WHAT THE EXERCISE ASKS >> Could you write out every entry exactly as it stands?
-.-.-
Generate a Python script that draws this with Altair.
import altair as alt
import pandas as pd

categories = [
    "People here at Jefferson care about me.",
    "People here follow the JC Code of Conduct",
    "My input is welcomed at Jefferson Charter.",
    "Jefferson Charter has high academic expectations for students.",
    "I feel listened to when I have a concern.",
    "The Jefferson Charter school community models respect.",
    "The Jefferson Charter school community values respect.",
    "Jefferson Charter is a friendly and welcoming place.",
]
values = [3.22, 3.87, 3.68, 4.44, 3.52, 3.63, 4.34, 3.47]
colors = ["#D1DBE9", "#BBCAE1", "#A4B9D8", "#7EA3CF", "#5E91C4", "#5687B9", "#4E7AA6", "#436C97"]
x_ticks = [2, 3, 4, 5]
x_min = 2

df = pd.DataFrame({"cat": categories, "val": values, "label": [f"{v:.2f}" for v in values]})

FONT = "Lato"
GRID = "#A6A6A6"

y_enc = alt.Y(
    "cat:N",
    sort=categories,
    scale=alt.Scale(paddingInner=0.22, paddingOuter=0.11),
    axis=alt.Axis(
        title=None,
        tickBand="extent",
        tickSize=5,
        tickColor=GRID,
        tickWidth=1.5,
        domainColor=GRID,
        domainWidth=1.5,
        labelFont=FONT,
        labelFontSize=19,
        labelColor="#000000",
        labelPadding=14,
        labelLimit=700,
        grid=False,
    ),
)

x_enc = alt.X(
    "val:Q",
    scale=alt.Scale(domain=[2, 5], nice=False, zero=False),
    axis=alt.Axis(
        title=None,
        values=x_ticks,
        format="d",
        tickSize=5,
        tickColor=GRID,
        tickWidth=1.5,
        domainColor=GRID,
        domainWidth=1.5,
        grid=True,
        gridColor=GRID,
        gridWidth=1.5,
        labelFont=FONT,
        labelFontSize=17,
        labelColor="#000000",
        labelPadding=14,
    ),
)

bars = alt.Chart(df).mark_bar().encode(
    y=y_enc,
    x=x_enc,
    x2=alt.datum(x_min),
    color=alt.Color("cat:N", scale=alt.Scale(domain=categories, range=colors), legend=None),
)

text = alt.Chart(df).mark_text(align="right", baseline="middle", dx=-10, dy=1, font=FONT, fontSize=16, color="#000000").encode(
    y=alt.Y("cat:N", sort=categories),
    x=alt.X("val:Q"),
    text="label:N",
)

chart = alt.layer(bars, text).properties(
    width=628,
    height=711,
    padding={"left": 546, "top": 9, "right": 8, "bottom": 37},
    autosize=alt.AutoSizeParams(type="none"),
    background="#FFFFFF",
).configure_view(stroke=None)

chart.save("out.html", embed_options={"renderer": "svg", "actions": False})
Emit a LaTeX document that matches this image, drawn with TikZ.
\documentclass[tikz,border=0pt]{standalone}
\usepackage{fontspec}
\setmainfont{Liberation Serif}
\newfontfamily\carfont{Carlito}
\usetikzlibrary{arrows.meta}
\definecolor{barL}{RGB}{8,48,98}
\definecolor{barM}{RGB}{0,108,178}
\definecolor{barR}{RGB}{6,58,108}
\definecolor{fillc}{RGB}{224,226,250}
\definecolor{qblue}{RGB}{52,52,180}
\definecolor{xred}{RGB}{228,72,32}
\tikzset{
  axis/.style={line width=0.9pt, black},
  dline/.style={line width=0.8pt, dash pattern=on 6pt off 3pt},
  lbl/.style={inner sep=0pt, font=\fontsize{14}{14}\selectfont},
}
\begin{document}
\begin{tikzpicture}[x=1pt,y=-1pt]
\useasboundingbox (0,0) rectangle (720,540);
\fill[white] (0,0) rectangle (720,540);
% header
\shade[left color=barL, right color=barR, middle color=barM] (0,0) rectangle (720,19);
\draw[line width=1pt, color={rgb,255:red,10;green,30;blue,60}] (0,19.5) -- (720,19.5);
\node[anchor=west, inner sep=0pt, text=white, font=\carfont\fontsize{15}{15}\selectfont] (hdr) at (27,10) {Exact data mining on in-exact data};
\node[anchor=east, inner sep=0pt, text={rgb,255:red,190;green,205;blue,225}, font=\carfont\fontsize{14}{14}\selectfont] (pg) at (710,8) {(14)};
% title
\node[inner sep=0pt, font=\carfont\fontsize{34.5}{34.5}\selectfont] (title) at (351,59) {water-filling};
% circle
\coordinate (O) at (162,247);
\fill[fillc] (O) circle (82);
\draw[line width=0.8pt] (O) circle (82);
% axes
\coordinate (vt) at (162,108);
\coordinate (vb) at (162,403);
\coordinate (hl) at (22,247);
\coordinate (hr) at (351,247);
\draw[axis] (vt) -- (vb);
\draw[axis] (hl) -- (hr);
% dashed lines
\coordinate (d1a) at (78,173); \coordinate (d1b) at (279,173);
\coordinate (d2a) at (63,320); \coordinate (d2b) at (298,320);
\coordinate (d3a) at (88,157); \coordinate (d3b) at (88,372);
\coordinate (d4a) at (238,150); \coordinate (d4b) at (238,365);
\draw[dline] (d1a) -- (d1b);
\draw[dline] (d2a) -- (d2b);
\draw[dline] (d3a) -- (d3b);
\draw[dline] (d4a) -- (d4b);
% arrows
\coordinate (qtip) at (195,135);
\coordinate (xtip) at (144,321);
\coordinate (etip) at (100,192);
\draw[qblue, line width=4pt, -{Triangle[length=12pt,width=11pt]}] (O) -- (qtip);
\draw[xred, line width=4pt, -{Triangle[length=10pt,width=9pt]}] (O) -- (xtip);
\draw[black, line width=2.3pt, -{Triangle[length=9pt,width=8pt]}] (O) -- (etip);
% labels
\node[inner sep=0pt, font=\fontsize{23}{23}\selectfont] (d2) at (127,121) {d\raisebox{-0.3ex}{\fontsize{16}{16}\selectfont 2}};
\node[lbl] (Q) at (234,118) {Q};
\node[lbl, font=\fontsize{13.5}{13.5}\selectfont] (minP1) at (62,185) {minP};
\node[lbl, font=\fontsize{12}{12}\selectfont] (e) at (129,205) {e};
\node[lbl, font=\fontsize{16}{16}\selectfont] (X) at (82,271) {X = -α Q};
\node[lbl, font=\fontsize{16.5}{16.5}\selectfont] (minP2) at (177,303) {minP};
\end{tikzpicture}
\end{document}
-.-.-
FINAL RESULT >>
Generate a Python script that draws this with Altair.
import altair as alt
import pandas as pd

categories = [
    "People here at Jefferson care about me.",
    "People here follow the JC Code of Conduct",
    "My input is welcomed at Jefferson Charter.",
    "Jefferson Charter has high academic expectations for students.",
    "I feel listened to when I have a concern.",
    "The Jefferson Charter school community models respect.",
    "The Jefferson Charter school community values respect.",
    "Jefferson Charter is a friendly and welcoming place.",
]
values = [3.22, 3.87, 3.68, 4.44, 3.52, 3.63, 4.34, 3.47]
colors = ["#D1DBE9", "#BBCAE1", "#A4B9D8", "#7EA3CF", "#5E91C4", "#5687B9", "#4E7AA6", "#436C97"]
x_ticks = [2, 3, 4, 5]
x_min = 2

df = pd.DataFrame({"cat": categories, "val": values, "label": [f"{v:.2f}" for v in values]})

FONT = "Lato"
GRID = "#A6A6A6"

y_enc = alt.Y(
    "cat:N",
    sort=categories,
    scale=alt.Scale(paddingInner=0.22, paddingOuter=0.11),
    axis=alt.Axis(
        title=None,
        tickBand="extent",
        tickSize=5,
        tickColor=GRID,
        tickWidth=1.5,
        domainColor=GRID,
        domainWidth=1.5,
        labelFont=FONT,
        labelFontSize=19,
        labelColor="#000000",
        labelPadding=14,
        labelLimit=700,
        grid=False,
    ),
)

x_enc = alt.X(
    "val:Q",
    scale=alt.Scale(domain=[2, 5], nice=False, zero=False),
    axis=alt.Axis(
        title=None,
        values=x_ticks,
        format="d",
        tickSize=5,
        tickColor=GRID,
        tickWidth=1.5,
        domainColor=GRID,
        domainWidth=1.5,
        grid=True,
        gridColor=GRID,
        gridWidth=1.5,
        labelFont=FONT,
        labelFontSize=17,
        labelColor="#000000",
        labelPadding=14,
    ),
)

bars = alt.Chart(df).mark_bar().encode(
    y=y_enc,
    x=x_enc,
    x2=alt.datum(x_min),
    color=alt.Color("cat:N", scale=alt.Scale(domain=categories, range=colors), legend=None),
)

text = alt.Chart(df).mark_text(align="right", baseline="middle", dx=-10, dy=1, font=FONT, fontSize=16, color="#000000").encode(
    y=alt.Y("cat:N", sort=categories),
    x=alt.X("val:Q"),
    text="label:N",
)

chart = alt.layer(bars, text).properties(
    width=628,
    height=711,
    padding={"left": 546, "top": 9, "right": 8, "bottom": 37},
    autosize=alt.AutoSizeParams(type="none"),
    background="#FFFFFF",
).configure_view(stroke=None)

chart.save("out.html", embed_options={"renderer": "svg", "actions": False})
Emit a LaTeX document that matches this image, drawn with TikZ.
\documentclass[tikz,border=0pt]{standalone}
\usepackage{fontspec}
\setmainfont{Liberation Serif}
\newfontfamily\carfont{Carlito}
\usetikzlibrary{arrows.meta}
\definecolor{barL}{RGB}{8,48,98}
\definecolor{barM}{RGB}{0,108,178}
\definecolor{barR}{RGB}{6,58,108}
\definecolor{fillc}{RGB}{224,226,250}
\definecolor{qblue}{RGB}{52,52,180}
\definecolor{xred}{RGB}{228,72,32}
\tikzset{
  axis/.style={line width=0.9pt, black},
  dline/.style={line width=0.8pt, dash pattern=on 6pt off 3pt},
  lbl/.style={inner sep=0pt, font=\fontsize{14}{14}\selectfont},
}
\begin{document}
\begin{tikzpicture}[x=1pt,y=-1pt]
\useasboundingbox (0,0) rectangle (720,540);
\fill[white] (0,0) rectangle (720,540);
% header
\shade[left color=barL, right color=barR, middle color=barM] (0,0) rectangle (720,19);
\draw[line width=1pt, color={rgb,255:red,10;green,30;blue,60}] (0,19.5) -- (720,19.5);
\node[anchor=west, inner sep=0pt, text=white, font=\carfont\fontsize{15}{15}\selectfont] (hdr) at (27,10) {Exact data mining on in-exact data};
\node[anchor=east, inner sep=0pt, text={rgb,255:red,190;green,205;blue,225}, font=\carfont\fontsize{14}{14}\selectfont] (pg) at (710,8) {(14)};
% title
\node[inner sep=0pt, font=\carfont\fontsize{34.5}{34.5}\selectfont] (title) at (351,59) {water-filling};
% circle
\coordinate (O) at (162,247);
\fill[fillc] (O) circle (82);
\draw[line width=0.8pt] (O) circle (82);
% axes
\coordinate (vt) at (162,108);
\coordinate (vb) at (162,403);
\coordinate (hl) at (22,247);
\coordinate (hr) at (351,247);
\draw[axis] (vt) -- (vb);
\draw[axis] (hl) -- (hr);
% dashed lines
\coordinate (d1a) at (78,173); \coordinate (d1b) at (279,173);
\coordinate (d2a) at (63,320); \coordinate (d2b) at (298,320);
\coordinate (d3a) at (88,157); \coordinate (d3b) at (88,372);
\coordinate (d4a) at (238,150); \coordinate (d4b) at (238,365);
\draw[dline] (d1a) -- (d1b);
\draw[dline] (d2a) -- (d2b);
\draw[dline] (d3a) -- (d3b);
\draw[dline] (d4a) -- (d4b);
% arrows
\coordinate (qtip) at (195,135);
\coordinate (xtip) at (144,321);
\coordinate (etip) at (100,192);
\draw[qblue, line width=4pt, -{Triangle[length=12pt,width=11pt]}] (O) -- (qtip);
\draw[xred, line width=4pt, -{Triangle[length=10pt,width=9pt]}] (O) -- (xtip);
\draw[black, line width=2.3pt, -{Triangle[length=9pt,width=8pt]}] (O) -- (etip);
% labels
\node[inner sep=0pt, font=\fontsize{23}{23}\selectfont] (d2) at (127,121) {d\raisebox{-0.3ex}{\fontsize{16}{16}\selectfont 2}};
\node[lbl] (Q) at (234,118) {Q};
\node[lbl, font=\fontsize{13.5}{13.5}\selectfont] (minP1) at (62,185) {minP};
\node[lbl, font=\fontsize{12}{12}\selectfont] (e) at (129,205) {e};
\node[lbl, font=\fontsize{16}{16}\selectfont] (X) at (82,271) {X = -α Q};
\node[lbl, font=\fontsize{16.5}{16.5}\selectfont] (minP2) at (177,303) {minP};
\end{tikzpicture}
\end{document}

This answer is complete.